Осенью того же, 1382 года Дмитрий «посла свою рать на князя Олга Рязанского, князь же Олегъ Рязанскыи не во мнозѣ дружинѣ утече, а землю всю до остатка взяша и огнемъ пожгоша и пусту створиша, пуще ему и татарьскые рати»[348]
. Но главной проблемой был Михаил Тверской: поражение Дмитрия оживляло его претензии на великое княжение владимирское, казалось бы, похороненные в 1375 г.Опасность союза Михаила с Тохтамышем осознавалась великим князем уже в самый момент нападения хана: вряд ли случайно Владимир Андреевич находился со своими войсками не где-нибудь, а у Волока, т. е. на пути из Москвы в тверские пределы; скорее всего, его целью было препятствовать ордынско-тверским контактам.

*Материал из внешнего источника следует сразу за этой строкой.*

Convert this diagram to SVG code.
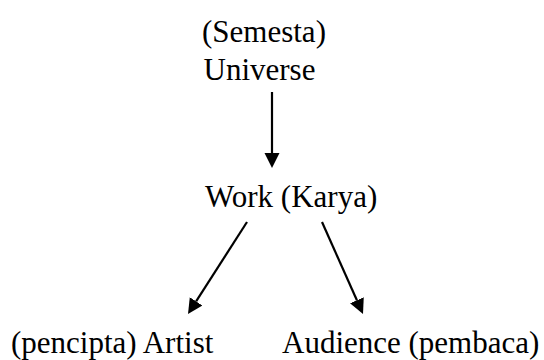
<svg xmlns="http://www.w3.org/2000/svg" width="544" height="360" viewBox="0 0 544 360">
  <style>
    text { font-family: "Liberation Serif", "Times New Roman", serif; font-size: 31px; fill: #000; }
    .edge { stroke: #000; stroke-width: 2.2; fill: none; }
  </style>
  <defs>
    <marker id="arrow" markerUnits="userSpaceOnUse" markerWidth="16" markerHeight="16" refX="0" refY="7.5" orient="auto">
      <path d="M0,0 L15,7.5 L0,15 z" fill="#000"/>
    </marker>
  </defs>
  <rect width="544" height="360" fill="#fff"/>
  <g id="universe">
    <text x="202" y="42">(Semesta)</text>
    <text x="203.5" y="80">Universe</text>
  </g>
  <g id="work">
    <text x="205" y="207">Work (Karya)</text>
  </g>
  <g id="artist">
    <text x="11" y="353">(pencipta) Artist</text>
  </g>
  <g id="audience">
    <text x="282" y="353">Audience (pembaca)</text>
  </g>
  <g id="connectors">
    <line class="edge" x1="272" y1="92" x2="272" y2="153" marker-end="url(#arrow)"/>
    <line class="edge" x1="247" y1="222" x2="196.1" y2="301.4" marker-end="url(#arrow)"/>
    <line class="edge" x1="322" y1="222" x2="356.9" y2="300.3" marker-end="url(#arrow)"/>
  </g>
</svg>
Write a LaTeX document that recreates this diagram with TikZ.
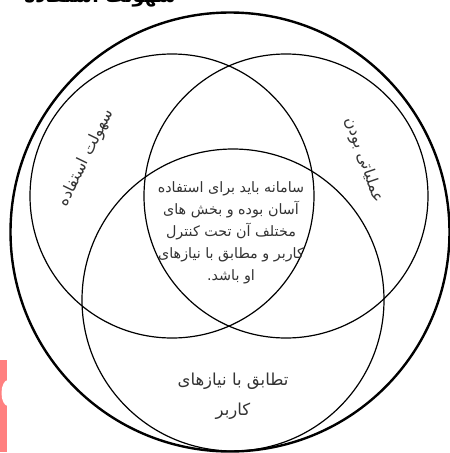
\documentclass[tikz,border=0pt]{standalone}
\usepackage{fontspec}
\TeXXeTstate=1
\newfontfamily\arabicfont[Script=Arabic]{DejaVu Sans}
\begin{document}
\begin{tikzpicture}[x=1pt,y=-1pt,
  ring/.style={circle,draw=black,line width=1.2pt,inner sep=0pt,fill=none},
  outer/.style={circle,draw=black,line width=2.4pt,inner sep=0pt},
  lbl/.style={text=black!80,font=\arabicfont\fontsize{16}{18}\selectfont,inner sep=0pt},
  midtxt/.style={text=black!80,align=center,font=\arabicfont\fontsize{14.3}{22}\selectfont,inner sep=0pt},
  bottxt/.style={text=black!80,align=center,font=\arabicfont\fontsize{16.5}{30}\selectfont,inner sep=0pt}]
\useasboundingbox (0,0) rectangle (450,453);
\begin{scope}
\clip (0,0) rectangle (450,453);
% red cropped mark at left edge
\fill[red!50!white] (0,360) -- (7,360) -- (7,452) -- (0,452) -- cycle;
\fill[white] (8,393) ellipse[x radius=6.5, y radius=13];
% title (cut off)
\node[font=\arabicfont\bfseries\fontsize{19}{22}\selectfont,anchor=base,inner sep=0pt] (title) at (100,2) {\beginR سهولت استفاده\endR};
% circles
\node[outer,minimum size=439pt] (O) at (230,232) {};
\node[ring,minimum size=284pt] (L) at (172,196) {};
\node[ring,minimum size=284pt] (R) at (286,196) {};
\node[ring,minimum size=302pt] (B) at (233,300) {};
% labels
\node[lbl,rotate=64] (tl) at (86,158) {\beginR سهولت استفاده\endR};
\node[lbl,rotate=-71] (tr) at (364,160) {\beginR عملیاتی بودن\endR};
\node[midtxt] (mid) at (231,233) {\beginR سامانه باید برای استفاده\endR\\
\beginR آسان بوده و بخش های\endR\\
\beginR مختلف آن تحت کنترل\endR\\
\beginR کاربر و مطابق با نیازهای\endR\\
\beginR او باشد.\endR};
\node[bottxt] (bot) at (233,396) {\beginR تطابق با نیازهای\endR\\
\beginR کاربر\endR};
\end{scope}
\end{tikzpicture}
\end{document}
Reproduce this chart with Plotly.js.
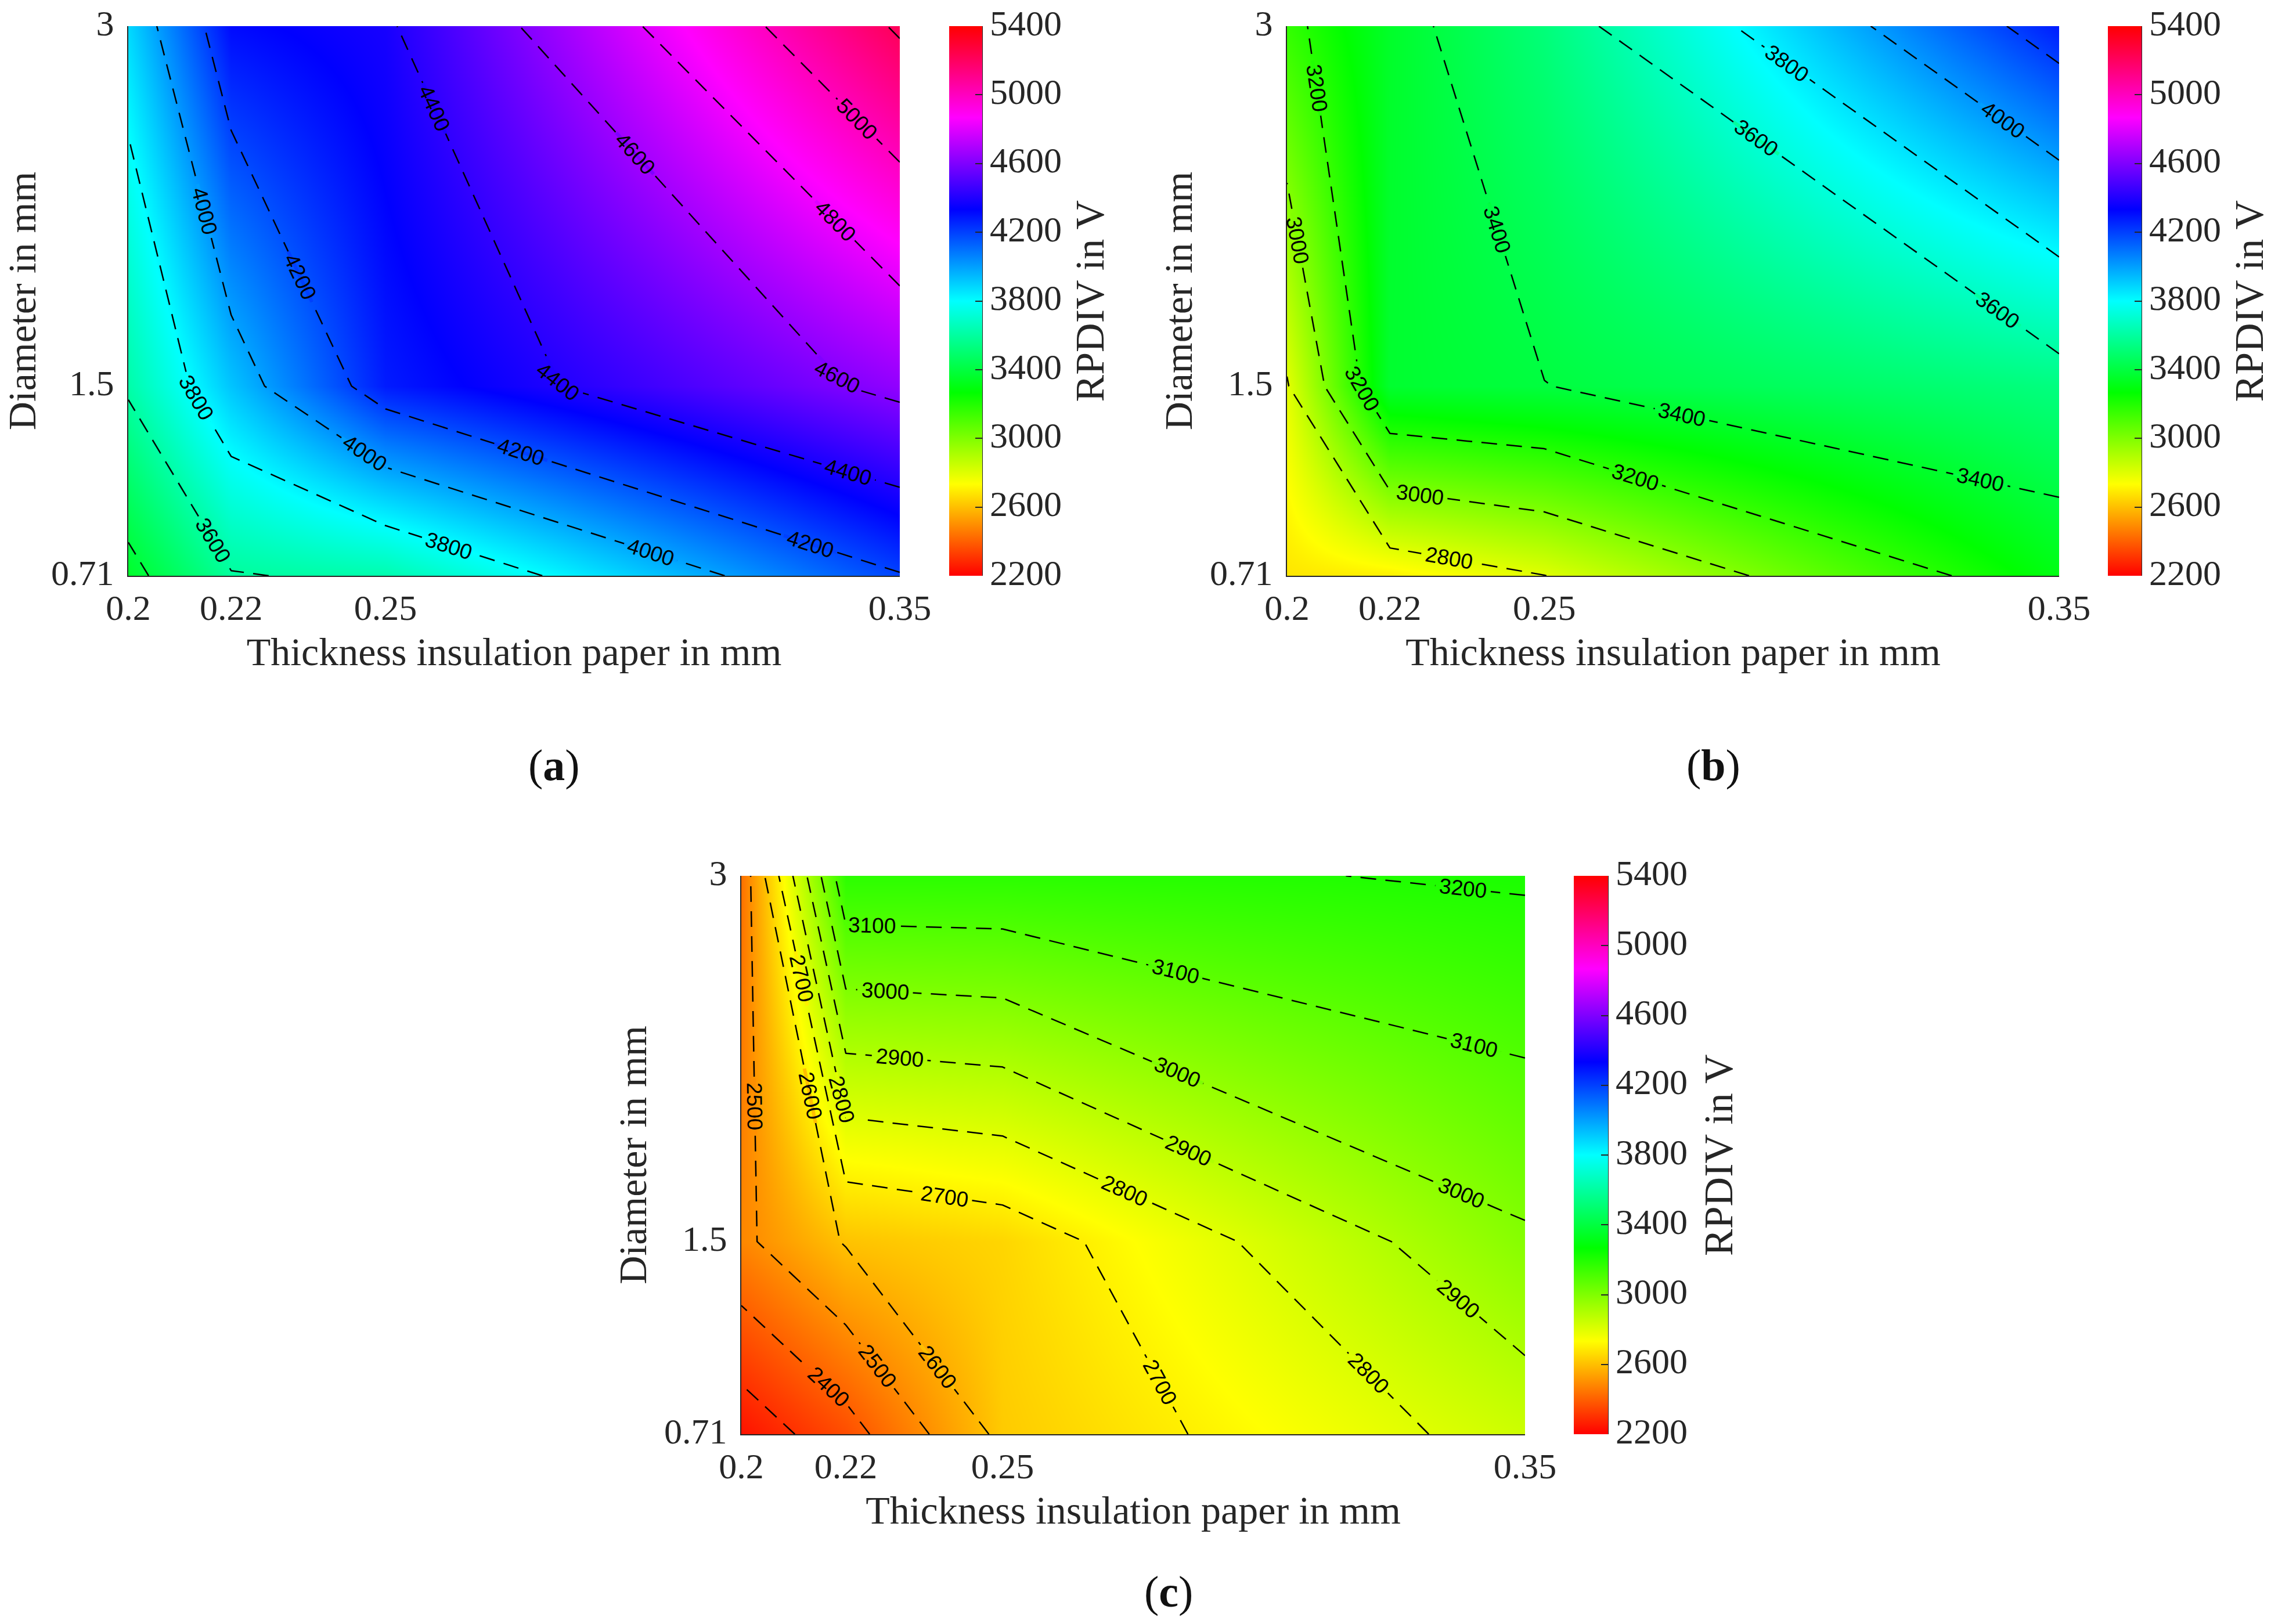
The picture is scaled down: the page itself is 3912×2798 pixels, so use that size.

Серпуховский князь справился с этой задачей не полностью: подошедшие к Волоку татары были разбиты, но посол Михаила сумел добраться до Тохтамыша и возвратиться; после этого тверской князь выехал к хану, «ища великого княжения», но двинулся «околицею, не прямицами и не путма»[349]
. Михаил, скорее всего, рассчитывал застать хана еще в русских пределах, но, будучи вынужден из опасения перед москвичами идти окольным путем, не сумел этого сделать.Той же осенью к Дмитрию от Тохтамыша пришел посол Карач[350]
. Целью этого посольства, несомненно, был вызов великого князя в Орду, естественный в сложившейся ситуации. Таким образом, Дмитрий после ухода Тохтамыша не только не поехал в Орду сам, но не отправил туда первым даже посла — фактически это означает, что великий князь продолжал считать себя в состоянии войны с Тохтамышем и ждал, когда хан сделает шаг к примирению. Не торопился Дмитрий и после приезда Карача — только весной следующего, 1383 года он отправил в Орду своего старшего сына Василия, «а съ нимъ бояръ старѣишихъ»[351].Этот ход был политически точен. Во-первых, если бы великий князь отправился сам, его жизнь была бы в опасности — если не от хана (что, впрочем, должно было представляться вполне реальным — Михаил и Александр Тверские в 1318 и 1339 гг. были казнены за куда меньшие провинности, им и в голову не приходило воевать с «самим царем»), то от бывших Мамаевых татар, желающих отомстить за позор Вожи и Куликова поля, или находившихся в Орде людей Михаила Тверского. В случае гибели Дмитрия Московское княжество попало бы в, сложную ситуацию: его старшему сыну было 11 лет. В убийстве же Василия заинтересованных не было: для хана оно означало бы усугубление конфронтации с Дмитрием, для Мамаевых татар не имело смысла, т. к. княжич не участвовал в Куликовской битве, для тверичей означало бы навлечь на себя месть Дмитрия, от которой, как показал пример Олега Рязанского, покровительство Орды не спасет. Во-вторых, поехав в Орду лично, Дмитрий поставил бы себя вровень с Михаилом Тверским и признал бы свое полное поражение. С другой стороны, послать кого-либо рангом ниже великокняжеского сына было бы в данной ситуации чрезмерной дерзостью.